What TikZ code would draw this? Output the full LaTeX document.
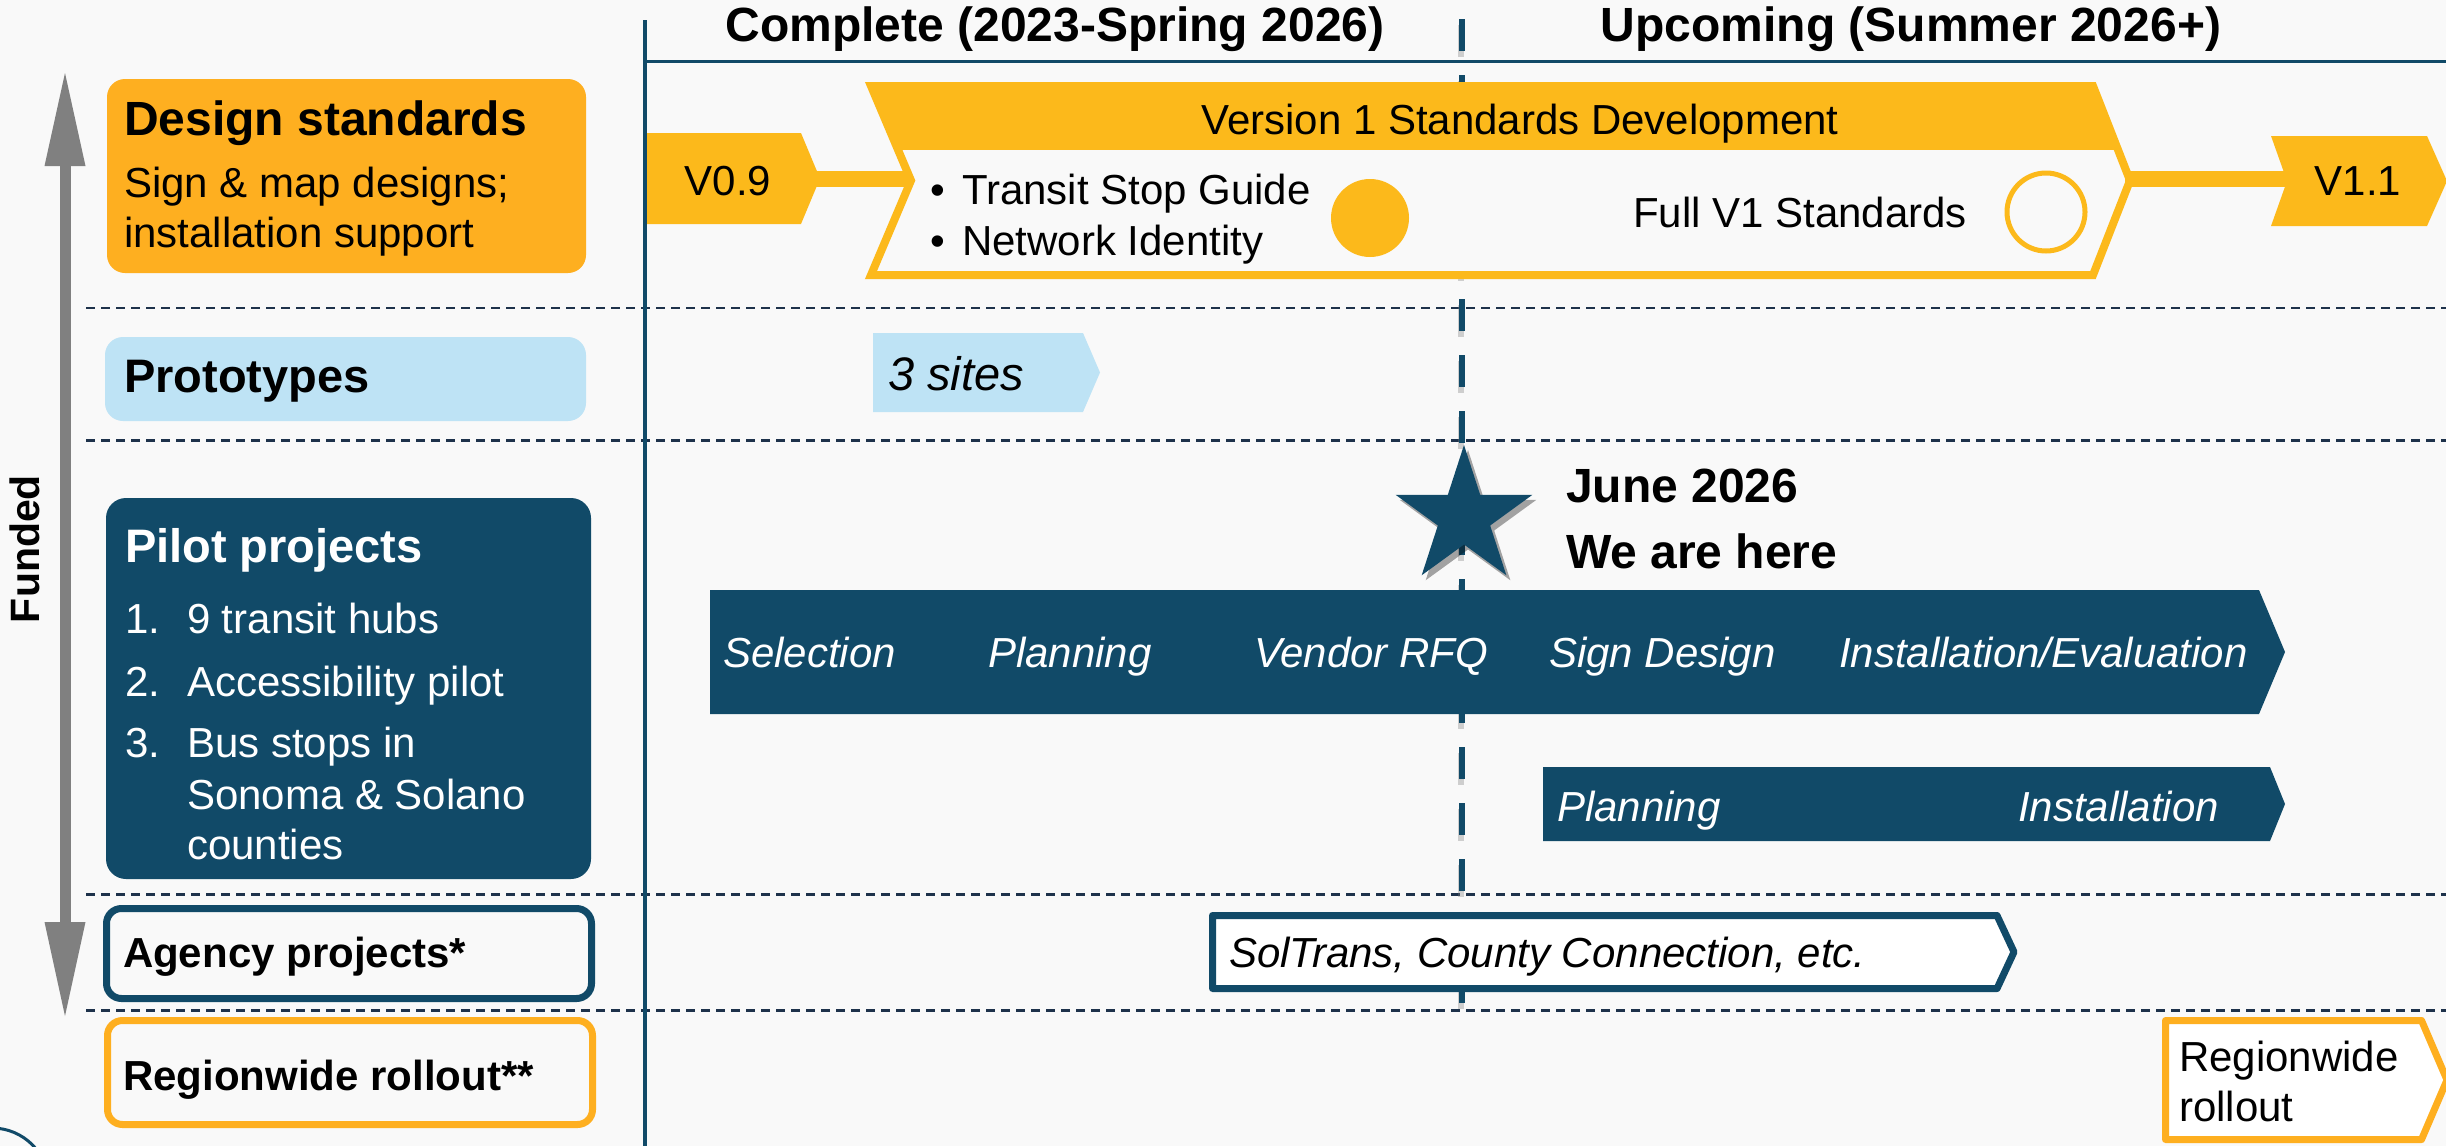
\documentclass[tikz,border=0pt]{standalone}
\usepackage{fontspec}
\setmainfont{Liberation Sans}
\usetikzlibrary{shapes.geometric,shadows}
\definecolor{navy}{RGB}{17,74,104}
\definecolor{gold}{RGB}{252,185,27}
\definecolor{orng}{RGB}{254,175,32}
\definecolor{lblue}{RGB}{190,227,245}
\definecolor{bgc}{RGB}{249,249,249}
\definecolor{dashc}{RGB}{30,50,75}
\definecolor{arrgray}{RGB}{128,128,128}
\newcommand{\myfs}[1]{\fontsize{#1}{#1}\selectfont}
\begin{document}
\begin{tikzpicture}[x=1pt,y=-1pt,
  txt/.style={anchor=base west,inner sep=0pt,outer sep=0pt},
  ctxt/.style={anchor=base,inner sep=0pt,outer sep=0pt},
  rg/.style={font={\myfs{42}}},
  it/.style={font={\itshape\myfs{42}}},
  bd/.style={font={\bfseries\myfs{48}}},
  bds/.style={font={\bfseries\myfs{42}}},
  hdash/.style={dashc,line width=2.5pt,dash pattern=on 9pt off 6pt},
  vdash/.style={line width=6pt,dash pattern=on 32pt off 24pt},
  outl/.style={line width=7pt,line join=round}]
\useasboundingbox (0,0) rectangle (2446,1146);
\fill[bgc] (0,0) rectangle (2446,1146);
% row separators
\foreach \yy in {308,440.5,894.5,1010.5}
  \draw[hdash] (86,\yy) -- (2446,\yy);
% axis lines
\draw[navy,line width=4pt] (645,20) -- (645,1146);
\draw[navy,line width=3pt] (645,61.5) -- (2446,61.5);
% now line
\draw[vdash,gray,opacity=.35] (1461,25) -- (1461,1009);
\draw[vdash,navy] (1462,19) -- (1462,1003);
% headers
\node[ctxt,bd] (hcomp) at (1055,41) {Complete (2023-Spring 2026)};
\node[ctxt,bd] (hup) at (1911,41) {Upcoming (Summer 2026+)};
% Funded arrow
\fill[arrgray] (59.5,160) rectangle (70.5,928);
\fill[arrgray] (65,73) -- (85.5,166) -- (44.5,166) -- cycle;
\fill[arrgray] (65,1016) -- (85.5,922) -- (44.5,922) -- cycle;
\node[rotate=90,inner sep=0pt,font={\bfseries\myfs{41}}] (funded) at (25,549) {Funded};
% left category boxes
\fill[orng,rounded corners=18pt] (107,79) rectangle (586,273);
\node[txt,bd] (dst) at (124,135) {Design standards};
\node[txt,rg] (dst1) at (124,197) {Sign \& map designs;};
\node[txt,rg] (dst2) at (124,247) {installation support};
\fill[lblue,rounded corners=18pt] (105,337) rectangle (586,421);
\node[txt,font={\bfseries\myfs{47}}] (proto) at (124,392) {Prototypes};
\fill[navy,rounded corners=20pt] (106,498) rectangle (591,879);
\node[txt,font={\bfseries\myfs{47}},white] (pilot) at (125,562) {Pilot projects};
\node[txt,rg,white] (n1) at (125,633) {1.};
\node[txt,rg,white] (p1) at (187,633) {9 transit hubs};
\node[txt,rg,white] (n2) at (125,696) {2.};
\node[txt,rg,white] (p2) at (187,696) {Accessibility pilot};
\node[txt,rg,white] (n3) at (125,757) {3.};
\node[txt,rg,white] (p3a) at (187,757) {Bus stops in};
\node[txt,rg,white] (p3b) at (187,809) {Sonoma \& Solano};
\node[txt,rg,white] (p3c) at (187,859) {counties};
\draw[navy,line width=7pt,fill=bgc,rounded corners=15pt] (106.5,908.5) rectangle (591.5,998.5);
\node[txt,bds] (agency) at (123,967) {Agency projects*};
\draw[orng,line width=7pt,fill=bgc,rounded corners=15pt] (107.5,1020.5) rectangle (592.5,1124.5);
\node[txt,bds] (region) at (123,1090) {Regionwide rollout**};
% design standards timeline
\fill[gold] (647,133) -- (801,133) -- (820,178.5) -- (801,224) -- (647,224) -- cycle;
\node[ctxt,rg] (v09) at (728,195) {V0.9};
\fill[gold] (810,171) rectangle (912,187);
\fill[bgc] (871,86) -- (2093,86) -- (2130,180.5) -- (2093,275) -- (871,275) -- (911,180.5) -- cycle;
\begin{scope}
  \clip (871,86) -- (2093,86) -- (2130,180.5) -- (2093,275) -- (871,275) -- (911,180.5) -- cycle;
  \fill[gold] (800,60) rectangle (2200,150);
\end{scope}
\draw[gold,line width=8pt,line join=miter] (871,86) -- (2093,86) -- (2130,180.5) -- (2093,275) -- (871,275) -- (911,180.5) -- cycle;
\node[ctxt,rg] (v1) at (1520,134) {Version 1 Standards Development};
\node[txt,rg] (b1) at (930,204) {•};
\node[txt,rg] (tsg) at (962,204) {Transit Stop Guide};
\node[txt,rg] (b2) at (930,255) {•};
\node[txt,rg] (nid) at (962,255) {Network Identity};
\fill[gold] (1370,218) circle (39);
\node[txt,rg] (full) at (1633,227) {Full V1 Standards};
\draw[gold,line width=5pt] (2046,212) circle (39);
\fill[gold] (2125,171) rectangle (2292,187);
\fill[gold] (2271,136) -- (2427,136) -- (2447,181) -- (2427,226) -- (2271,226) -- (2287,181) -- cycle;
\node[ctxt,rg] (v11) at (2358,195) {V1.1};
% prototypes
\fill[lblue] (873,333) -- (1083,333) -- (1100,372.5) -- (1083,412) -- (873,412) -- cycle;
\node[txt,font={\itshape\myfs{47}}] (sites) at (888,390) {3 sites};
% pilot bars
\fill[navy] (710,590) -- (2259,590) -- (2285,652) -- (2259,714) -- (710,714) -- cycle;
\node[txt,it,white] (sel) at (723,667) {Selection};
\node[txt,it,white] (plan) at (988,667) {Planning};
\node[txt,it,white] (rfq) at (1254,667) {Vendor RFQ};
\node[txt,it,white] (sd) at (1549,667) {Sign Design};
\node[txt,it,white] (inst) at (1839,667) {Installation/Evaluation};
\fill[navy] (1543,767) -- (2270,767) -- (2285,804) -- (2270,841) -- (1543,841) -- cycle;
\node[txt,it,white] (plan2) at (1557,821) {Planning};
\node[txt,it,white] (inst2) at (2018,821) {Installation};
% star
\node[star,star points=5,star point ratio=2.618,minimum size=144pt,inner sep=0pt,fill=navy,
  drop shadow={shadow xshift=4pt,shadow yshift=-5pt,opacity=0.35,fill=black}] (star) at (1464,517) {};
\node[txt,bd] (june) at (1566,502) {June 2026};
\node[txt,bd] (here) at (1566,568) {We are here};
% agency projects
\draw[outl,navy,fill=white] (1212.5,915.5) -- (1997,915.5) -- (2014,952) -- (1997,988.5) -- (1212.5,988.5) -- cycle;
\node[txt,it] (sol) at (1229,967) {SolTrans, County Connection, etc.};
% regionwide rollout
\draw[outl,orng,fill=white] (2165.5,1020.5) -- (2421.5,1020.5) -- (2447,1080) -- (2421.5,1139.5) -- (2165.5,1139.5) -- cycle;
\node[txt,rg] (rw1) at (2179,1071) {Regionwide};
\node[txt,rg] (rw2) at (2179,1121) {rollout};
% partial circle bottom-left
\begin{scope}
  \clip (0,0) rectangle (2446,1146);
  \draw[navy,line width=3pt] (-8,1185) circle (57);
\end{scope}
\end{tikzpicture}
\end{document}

[Problem to solve] Answer with one number only: how many lines above contain the word "full".

[Answer for this exercise] 2